* REQUIREMENTS: Below is a listing; write it out exactly and drop any images from it.

>> Begin

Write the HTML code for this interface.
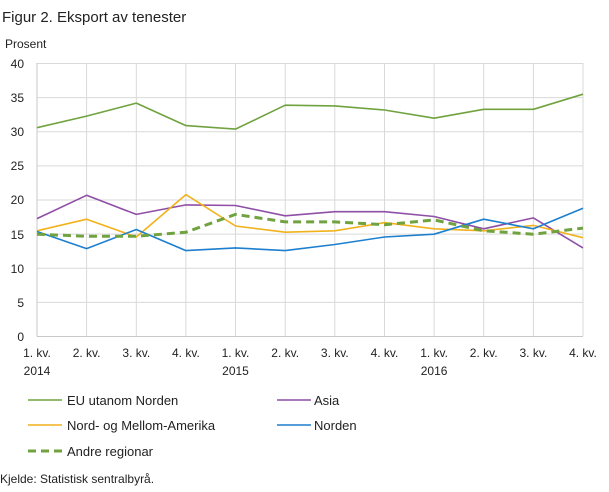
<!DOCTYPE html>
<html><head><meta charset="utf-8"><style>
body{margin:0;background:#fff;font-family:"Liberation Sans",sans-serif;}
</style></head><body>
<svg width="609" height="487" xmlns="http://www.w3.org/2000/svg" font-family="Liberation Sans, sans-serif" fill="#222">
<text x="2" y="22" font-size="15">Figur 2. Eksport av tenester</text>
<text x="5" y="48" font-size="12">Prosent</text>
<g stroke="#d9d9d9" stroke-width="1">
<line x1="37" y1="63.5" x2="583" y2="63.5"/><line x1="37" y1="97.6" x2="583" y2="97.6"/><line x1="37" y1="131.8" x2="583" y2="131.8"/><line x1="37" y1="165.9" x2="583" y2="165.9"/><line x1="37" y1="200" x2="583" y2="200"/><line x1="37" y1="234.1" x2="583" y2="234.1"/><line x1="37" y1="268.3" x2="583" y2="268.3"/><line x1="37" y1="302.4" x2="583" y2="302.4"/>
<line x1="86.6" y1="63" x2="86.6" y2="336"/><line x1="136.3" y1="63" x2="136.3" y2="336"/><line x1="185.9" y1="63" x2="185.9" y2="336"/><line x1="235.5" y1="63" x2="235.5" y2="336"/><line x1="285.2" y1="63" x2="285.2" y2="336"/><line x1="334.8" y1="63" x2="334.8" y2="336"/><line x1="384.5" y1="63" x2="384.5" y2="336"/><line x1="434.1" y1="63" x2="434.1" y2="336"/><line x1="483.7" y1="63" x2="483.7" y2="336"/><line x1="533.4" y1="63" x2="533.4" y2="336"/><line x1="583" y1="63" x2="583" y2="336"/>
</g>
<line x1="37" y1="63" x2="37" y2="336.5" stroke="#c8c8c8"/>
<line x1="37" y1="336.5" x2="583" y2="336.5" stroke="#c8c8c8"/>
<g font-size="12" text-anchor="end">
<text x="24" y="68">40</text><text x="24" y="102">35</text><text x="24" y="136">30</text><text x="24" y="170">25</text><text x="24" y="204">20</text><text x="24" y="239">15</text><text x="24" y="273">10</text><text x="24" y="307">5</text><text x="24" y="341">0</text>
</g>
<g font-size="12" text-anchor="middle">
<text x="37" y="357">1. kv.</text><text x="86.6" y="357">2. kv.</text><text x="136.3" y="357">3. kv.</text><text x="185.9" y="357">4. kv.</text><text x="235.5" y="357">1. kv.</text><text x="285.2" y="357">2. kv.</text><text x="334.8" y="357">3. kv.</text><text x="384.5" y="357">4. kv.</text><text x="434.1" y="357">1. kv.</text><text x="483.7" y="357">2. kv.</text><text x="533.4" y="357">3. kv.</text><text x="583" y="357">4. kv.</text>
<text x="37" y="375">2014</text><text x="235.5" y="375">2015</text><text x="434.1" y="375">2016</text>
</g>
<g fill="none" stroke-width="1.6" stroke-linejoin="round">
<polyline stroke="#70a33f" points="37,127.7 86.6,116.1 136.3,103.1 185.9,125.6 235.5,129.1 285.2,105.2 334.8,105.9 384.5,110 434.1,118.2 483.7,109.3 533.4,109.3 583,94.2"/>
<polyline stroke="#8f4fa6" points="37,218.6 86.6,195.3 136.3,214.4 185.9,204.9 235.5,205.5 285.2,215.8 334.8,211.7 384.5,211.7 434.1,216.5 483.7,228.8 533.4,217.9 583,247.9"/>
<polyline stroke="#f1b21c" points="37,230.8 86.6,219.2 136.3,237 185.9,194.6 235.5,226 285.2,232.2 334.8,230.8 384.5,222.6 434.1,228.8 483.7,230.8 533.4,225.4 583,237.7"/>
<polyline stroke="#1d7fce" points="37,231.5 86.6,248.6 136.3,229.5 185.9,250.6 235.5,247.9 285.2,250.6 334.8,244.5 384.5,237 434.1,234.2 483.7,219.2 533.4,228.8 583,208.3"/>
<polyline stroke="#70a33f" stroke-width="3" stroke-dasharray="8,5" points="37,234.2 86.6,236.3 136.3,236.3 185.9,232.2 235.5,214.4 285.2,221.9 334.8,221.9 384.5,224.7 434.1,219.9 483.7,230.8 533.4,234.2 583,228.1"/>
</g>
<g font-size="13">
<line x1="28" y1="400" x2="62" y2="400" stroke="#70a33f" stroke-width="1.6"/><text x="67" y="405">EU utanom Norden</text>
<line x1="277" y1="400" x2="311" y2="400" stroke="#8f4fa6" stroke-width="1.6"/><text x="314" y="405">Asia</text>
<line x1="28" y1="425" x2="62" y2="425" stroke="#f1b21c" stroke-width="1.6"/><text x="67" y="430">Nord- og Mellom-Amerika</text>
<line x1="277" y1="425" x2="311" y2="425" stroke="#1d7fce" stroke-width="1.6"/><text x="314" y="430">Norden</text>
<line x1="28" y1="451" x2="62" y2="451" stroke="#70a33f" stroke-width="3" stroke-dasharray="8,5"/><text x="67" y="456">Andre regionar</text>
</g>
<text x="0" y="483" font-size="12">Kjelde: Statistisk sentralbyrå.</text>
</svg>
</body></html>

>> End

* REPLY:
Write the HTML code for this interface.
<!DOCTYPE html>
<html><head><meta charset="utf-8"><style>
body{margin:0;background:#fff;font-family:"Liberation Sans",sans-serif;}
</style></head><body>
<svg width="609" height="487" xmlns="http://www.w3.org/2000/svg" font-family="Liberation Sans, sans-serif" fill="#222">
<text x="2" y="22" font-size="15">Figur 2. Eksport av tenester</text>
<text x="5" y="48" font-size="12">Prosent</text>
<g stroke="#d9d9d9" stroke-width="1">
<line x1="37" y1="63.5" x2="583" y2="63.5"/><line x1="37" y1="97.6" x2="583" y2="97.6"/><line x1="37" y1="131.8" x2="583" y2="131.8"/><line x1="37" y1="165.9" x2="583" y2="165.9"/><line x1="37" y1="200" x2="583" y2="200"/><line x1="37" y1="234.1" x2="583" y2="234.1"/><line x1="37" y1="268.3" x2="583" y2="268.3"/><line x1="37" y1="302.4" x2="583" y2="302.4"/>
<line x1="86.6" y1="63" x2="86.6" y2="336"/><line x1="136.3" y1="63" x2="136.3" y2="336"/><line x1="185.9" y1="63" x2="185.9" y2="336"/><line x1="235.5" y1="63" x2="235.5" y2="336"/><line x1="285.2" y1="63" x2="285.2" y2="336"/><line x1="334.8" y1="63" x2="334.8" y2="336"/><line x1="384.5" y1="63" x2="384.5" y2="336"/><line x1="434.1" y1="63" x2="434.1" y2="336"/><line x1="483.7" y1="63" x2="483.7" y2="336"/><line x1="533.4" y1="63" x2="533.4" y2="336"/><line x1="583" y1="63" x2="583" y2="336"/>
</g>
<line x1="37" y1="63" x2="37" y2="336.5" stroke="#c8c8c8"/>
<line x1="37" y1="336.5" x2="583" y2="336.5" stroke="#c8c8c8"/>
<g font-size="12" text-anchor="end">
<text x="24" y="68">40</text><text x="24" y="102">35</text><text x="24" y="136">30</text><text x="24" y="170">25</text><text x="24" y="204">20</text><text x="24" y="239">15</text><text x="24" y="273">10</text><text x="24" y="307">5</text><text x="24" y="341">0</text>
</g>
<g font-size="12" text-anchor="middle">
<text x="37" y="357">1. kv.</text><text x="86.6" y="357">2. kv.</text><text x="136.3" y="357">3. kv.</text><text x="185.9" y="357">4. kv.</text><text x="235.5" y="357">1. kv.</text><text x="285.2" y="357">2. kv.</text><text x="334.8" y="357">3. kv.</text><text x="384.5" y="357">4. kv.</text><text x="434.1" y="357">1. kv.</text><text x="483.7" y="357">2. kv.</text><text x="533.4" y="357">3. kv.</text><text x="583" y="357">4. kv.</text>
<text x="37" y="375">2014</text><text x="235.5" y="375">2015</text><text x="434.1" y="375">2016</text>
</g>
<g fill="none" stroke-width="1.6" stroke-linejoin="round">
<polyline stroke="#70a33f" points="37,127.7 86.6,116.1 136.3,103.1 185.9,125.6 235.5,129.1 285.2,105.2 334.8,105.9 384.5,110 434.1,118.2 483.7,109.3 533.4,109.3 583,94.2"/>
<polyline stroke="#8f4fa6" points="37,218.6 86.6,195.3 136.3,214.4 185.9,204.9 235.5,205.5 285.2,215.8 334.8,211.7 384.5,211.7 434.1,216.5 483.7,228.8 533.4,217.9 583,247.9"/>
<polyline stroke="#f1b21c" points="37,230.8 86.6,219.2 136.3,237 185.9,194.6 235.5,226 285.2,232.2 334.8,230.8 384.5,222.6 434.1,228.8 483.7,230.8 533.4,225.4 583,237.7"/>
<polyline stroke="#1d7fce" points="37,231.5 86.6,248.6 136.3,229.5 185.9,250.6 235.5,247.9 285.2,250.6 334.8,244.5 384.5,237 434.1,234.2 483.7,219.2 533.4,228.8 583,208.3"/>
<polyline stroke="#70a33f" stroke-width="3" stroke-dasharray="8,5" points="37,234.2 86.6,236.3 136.3,236.3 185.9,232.2 235.5,214.4 285.2,221.9 334.8,221.9 384.5,224.7 434.1,219.9 483.7,230.8 533.4,234.2 583,228.1"/>
</g>
<g font-size="13">
<line x1="28" y1="400" x2="62" y2="400" stroke="#70a33f" stroke-width="1.6"/><text x="67" y="405">EU utanom Norden</text>
<line x1="277" y1="400" x2="311" y2="400" stroke="#8f4fa6" stroke-width="1.6"/><text x="314" y="405">Asia</text>
<line x1="28" y1="425" x2="62" y2="425" stroke="#f1b21c" stroke-width="1.6"/><text x="67" y="430">Nord- og Mellom-Amerika</text>
<line x1="277" y1="425" x2="311" y2="425" stroke="#1d7fce" stroke-width="1.6"/><text x="314" y="430">Norden</text>
<line x1="28" y1="451" x2="62" y2="451" stroke="#70a33f" stroke-width="3" stroke-dasharray="8,5"/><text x="67" y="456">Andre regionar</text>
</g>
<text x="0" y="483" font-size="12">Kjelde: Statistisk sentralbyrå.</text>
</svg>
</body></html>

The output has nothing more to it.